Der Experte sieht einen weiteren vielversprechenden Bereich für die künftige klinische Anwendung: „Bildgebungsmarker könnten helfen, prognostisch-diagnostisch jene Patienten mit neurodegenerativen Erkrankungen zu selektieren, die am meisten von Therapien oder Vorsorge profitieren.“ Ältere Patienten, die Tests noch mit guten Ergebnissen durchführen, aber eine atypische Aktivierung von Hirnarealen aufweisen, lassen mit höherer Wahrscheinlichkeit schneller in ihrer Hirnleistung nach. Als Therapie können eine Exposition gegenüber neuen Eindrücken oder eine verstärkte physische Aktivität bei solchen Patienten mit kompensierenden Mechanismen und frühen Anzeichen den Verfall verlangsamen.
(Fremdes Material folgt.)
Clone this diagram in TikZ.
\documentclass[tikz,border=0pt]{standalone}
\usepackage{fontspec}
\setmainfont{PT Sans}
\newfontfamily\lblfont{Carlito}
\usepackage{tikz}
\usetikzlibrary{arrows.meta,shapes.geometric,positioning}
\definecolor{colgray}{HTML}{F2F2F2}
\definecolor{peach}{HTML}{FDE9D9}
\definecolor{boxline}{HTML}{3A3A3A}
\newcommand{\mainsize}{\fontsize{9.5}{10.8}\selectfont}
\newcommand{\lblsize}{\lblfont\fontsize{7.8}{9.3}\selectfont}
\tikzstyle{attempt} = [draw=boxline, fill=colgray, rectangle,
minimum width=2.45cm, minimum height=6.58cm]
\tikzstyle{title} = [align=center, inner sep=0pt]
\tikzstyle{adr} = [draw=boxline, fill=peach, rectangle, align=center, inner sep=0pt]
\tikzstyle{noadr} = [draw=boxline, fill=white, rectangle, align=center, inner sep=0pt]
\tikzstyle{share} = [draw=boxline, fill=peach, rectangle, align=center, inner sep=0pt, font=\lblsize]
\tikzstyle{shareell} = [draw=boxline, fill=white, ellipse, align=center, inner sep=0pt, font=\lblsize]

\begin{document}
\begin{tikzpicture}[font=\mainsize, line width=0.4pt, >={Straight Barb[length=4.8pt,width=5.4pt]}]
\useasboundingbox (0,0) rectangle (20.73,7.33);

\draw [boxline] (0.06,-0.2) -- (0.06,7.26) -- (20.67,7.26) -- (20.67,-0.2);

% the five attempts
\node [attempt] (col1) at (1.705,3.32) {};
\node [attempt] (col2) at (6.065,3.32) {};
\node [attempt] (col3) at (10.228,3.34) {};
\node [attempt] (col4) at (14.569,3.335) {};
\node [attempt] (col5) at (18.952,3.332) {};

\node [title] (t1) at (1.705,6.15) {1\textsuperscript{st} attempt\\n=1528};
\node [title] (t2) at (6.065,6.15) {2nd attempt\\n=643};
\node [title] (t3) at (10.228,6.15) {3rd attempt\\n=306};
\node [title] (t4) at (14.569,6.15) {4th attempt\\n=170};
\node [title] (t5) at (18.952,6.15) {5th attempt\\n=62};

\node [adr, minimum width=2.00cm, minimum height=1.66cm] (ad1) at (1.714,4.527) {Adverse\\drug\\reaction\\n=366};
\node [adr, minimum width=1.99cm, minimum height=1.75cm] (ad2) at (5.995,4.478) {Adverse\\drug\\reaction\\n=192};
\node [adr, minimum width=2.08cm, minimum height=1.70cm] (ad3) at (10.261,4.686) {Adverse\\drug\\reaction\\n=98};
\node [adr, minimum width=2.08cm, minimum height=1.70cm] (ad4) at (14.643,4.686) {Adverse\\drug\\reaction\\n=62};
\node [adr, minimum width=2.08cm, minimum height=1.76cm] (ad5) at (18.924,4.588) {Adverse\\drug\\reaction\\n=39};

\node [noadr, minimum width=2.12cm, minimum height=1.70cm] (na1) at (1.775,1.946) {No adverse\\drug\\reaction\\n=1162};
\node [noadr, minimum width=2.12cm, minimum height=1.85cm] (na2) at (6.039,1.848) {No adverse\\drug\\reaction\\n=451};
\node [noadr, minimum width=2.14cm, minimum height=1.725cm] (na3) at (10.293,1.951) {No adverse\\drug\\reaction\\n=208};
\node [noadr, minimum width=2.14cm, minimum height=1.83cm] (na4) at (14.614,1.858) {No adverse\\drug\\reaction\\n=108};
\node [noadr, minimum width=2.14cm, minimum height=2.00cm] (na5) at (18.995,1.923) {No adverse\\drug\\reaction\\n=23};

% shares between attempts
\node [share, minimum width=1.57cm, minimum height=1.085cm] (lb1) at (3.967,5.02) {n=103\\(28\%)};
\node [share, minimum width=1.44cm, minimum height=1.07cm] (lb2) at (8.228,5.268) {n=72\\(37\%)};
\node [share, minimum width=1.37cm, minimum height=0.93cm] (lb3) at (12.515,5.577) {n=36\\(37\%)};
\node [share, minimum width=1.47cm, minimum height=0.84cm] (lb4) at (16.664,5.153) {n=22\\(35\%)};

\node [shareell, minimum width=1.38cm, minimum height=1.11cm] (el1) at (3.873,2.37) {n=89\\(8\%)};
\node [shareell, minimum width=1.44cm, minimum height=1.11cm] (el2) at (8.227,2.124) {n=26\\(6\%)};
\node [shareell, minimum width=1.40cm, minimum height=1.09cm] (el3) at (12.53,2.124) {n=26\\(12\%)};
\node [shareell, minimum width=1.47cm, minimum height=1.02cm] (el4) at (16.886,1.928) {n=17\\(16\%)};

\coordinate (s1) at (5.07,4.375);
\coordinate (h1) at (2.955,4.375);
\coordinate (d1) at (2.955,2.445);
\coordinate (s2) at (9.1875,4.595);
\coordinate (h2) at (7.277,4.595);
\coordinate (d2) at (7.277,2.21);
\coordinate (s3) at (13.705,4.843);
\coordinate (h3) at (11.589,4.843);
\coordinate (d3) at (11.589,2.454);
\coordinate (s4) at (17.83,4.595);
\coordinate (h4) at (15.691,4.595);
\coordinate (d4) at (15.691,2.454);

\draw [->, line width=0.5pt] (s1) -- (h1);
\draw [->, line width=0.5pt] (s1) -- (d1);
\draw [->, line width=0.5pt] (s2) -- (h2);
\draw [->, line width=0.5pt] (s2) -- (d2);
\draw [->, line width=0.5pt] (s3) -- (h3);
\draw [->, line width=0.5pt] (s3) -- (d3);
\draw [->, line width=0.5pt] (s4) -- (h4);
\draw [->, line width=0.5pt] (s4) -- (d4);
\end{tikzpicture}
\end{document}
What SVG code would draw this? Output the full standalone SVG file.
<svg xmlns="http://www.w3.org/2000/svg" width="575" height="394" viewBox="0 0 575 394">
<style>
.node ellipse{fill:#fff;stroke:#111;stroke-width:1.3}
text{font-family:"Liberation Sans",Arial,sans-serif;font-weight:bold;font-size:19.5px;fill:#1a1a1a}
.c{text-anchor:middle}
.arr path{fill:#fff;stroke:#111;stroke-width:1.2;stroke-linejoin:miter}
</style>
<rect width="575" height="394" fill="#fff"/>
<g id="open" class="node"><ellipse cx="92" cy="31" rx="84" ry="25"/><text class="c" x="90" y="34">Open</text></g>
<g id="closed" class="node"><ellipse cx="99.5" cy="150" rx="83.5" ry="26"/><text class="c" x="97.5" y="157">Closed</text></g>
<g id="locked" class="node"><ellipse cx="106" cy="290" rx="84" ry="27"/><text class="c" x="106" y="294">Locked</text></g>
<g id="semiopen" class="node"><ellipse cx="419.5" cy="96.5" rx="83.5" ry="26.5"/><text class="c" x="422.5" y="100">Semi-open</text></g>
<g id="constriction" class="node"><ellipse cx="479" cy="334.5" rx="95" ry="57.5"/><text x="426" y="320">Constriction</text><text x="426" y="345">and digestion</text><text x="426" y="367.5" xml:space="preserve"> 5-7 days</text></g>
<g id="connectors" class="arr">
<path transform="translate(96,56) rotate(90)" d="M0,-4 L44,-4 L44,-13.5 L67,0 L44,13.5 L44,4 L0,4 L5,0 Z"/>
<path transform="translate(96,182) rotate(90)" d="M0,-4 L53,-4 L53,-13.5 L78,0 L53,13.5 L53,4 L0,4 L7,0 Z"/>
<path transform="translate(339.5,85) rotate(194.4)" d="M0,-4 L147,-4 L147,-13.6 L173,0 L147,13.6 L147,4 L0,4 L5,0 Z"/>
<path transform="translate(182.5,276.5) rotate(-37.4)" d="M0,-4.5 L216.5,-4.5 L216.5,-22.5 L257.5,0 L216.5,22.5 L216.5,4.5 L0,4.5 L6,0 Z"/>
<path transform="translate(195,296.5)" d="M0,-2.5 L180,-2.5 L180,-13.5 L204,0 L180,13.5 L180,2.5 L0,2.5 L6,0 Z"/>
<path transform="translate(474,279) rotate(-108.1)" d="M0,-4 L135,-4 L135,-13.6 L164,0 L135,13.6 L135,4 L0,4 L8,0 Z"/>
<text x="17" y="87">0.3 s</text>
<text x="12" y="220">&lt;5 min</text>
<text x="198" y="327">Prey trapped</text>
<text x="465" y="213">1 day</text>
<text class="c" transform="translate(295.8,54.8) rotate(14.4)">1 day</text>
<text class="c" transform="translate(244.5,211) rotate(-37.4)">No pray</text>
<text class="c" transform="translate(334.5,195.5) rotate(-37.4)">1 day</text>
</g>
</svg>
Technologie der Community näherbringen
Prof. Dr. Specks Team arbeitet mit Partnern aus der Psychologie und der Biologie sowie mit klinischen Kollegen zusammen – vor allem aus Magdeburg. Als Perspektive sieht der Experte, dass eine zu erhoffende EU-Zulassung dieser Geräte allgemein zu einer breiteren Anwendung führen kann. Bis dahin könnten künftig die sieben Ultrahochfeld-MRT in Deutschland im Rahmen einer verteilten Infrastruktur für Forschungsaktivitäten etwa zu Hirnstrukturen zur Verfügung gestellt werden: Teams ohne 7-Tesla-Geräte könnten so auf Open Access Facilities zugreifen. Der Aufwand – Einbindung der Ethikkommission, Entwicklung von Methoden und Prozeduren, Bereitstellen von Messzeiten und Personal – erfordert jedoch Koordination und externe Finanzierung. Anfragende Institute könnten Probanden mitbringen oder vor Ort rekrutieren. Ein maximaler Nutzen der Investitionen wäre somit für die Forschungs-Community erreichbar – ein Gedanke, der Prof. Dr. Speck sehr attraktiv erscheint. Aktuell ist die Ultrahochfeld-MRT somit ein leistungsfähiges Werkzeug für die Forschung, dessen Potenziale für die klinische Nutzung noch unklar sind. Sollte sich die EU zu einer Zulassung entscheiden, müssten die Leistungserbringer im nächsten Schritt mit der Kostenträgerseite investitionsgerechte Kostenerstattungen verhandeln.

 


PROFIL
Prof. Dr. rer. nat. habil. Oliver Speck studierte in Freiburg Physik. Nach der Promotion in Physik und MR-Physik habilitierte er in Medizinphysik. Nach einer wissenschaftlichen Tätigkeit am Harbor UCLA Research & Education Institute, Torrance, Kalifornien, arbeitete er als Forschungsdirektor der Röntgendiagnostik am Universitätsklinikum Freiburg. Seit Ende 2006 ist er Professor für Biophysik und Abteilungsleiter Biomedizinische Magnetresonanz, Fakultät für Naturwissenschaften, Institut für Experimentelle Physik an der Otto-von-Guericke-Universität Magdeburg. Der Experte mit zahlreichen Auszeichnungen fungiert ferner als nationaler Koordinator für Bildgebung am Deutschen Zentrum für Neurodegenerative Erkrankungen (DZNE) und ist externes wissenschaftliches Mitglied am Leibniz-Institut für Neurobiologie in Magdeburg.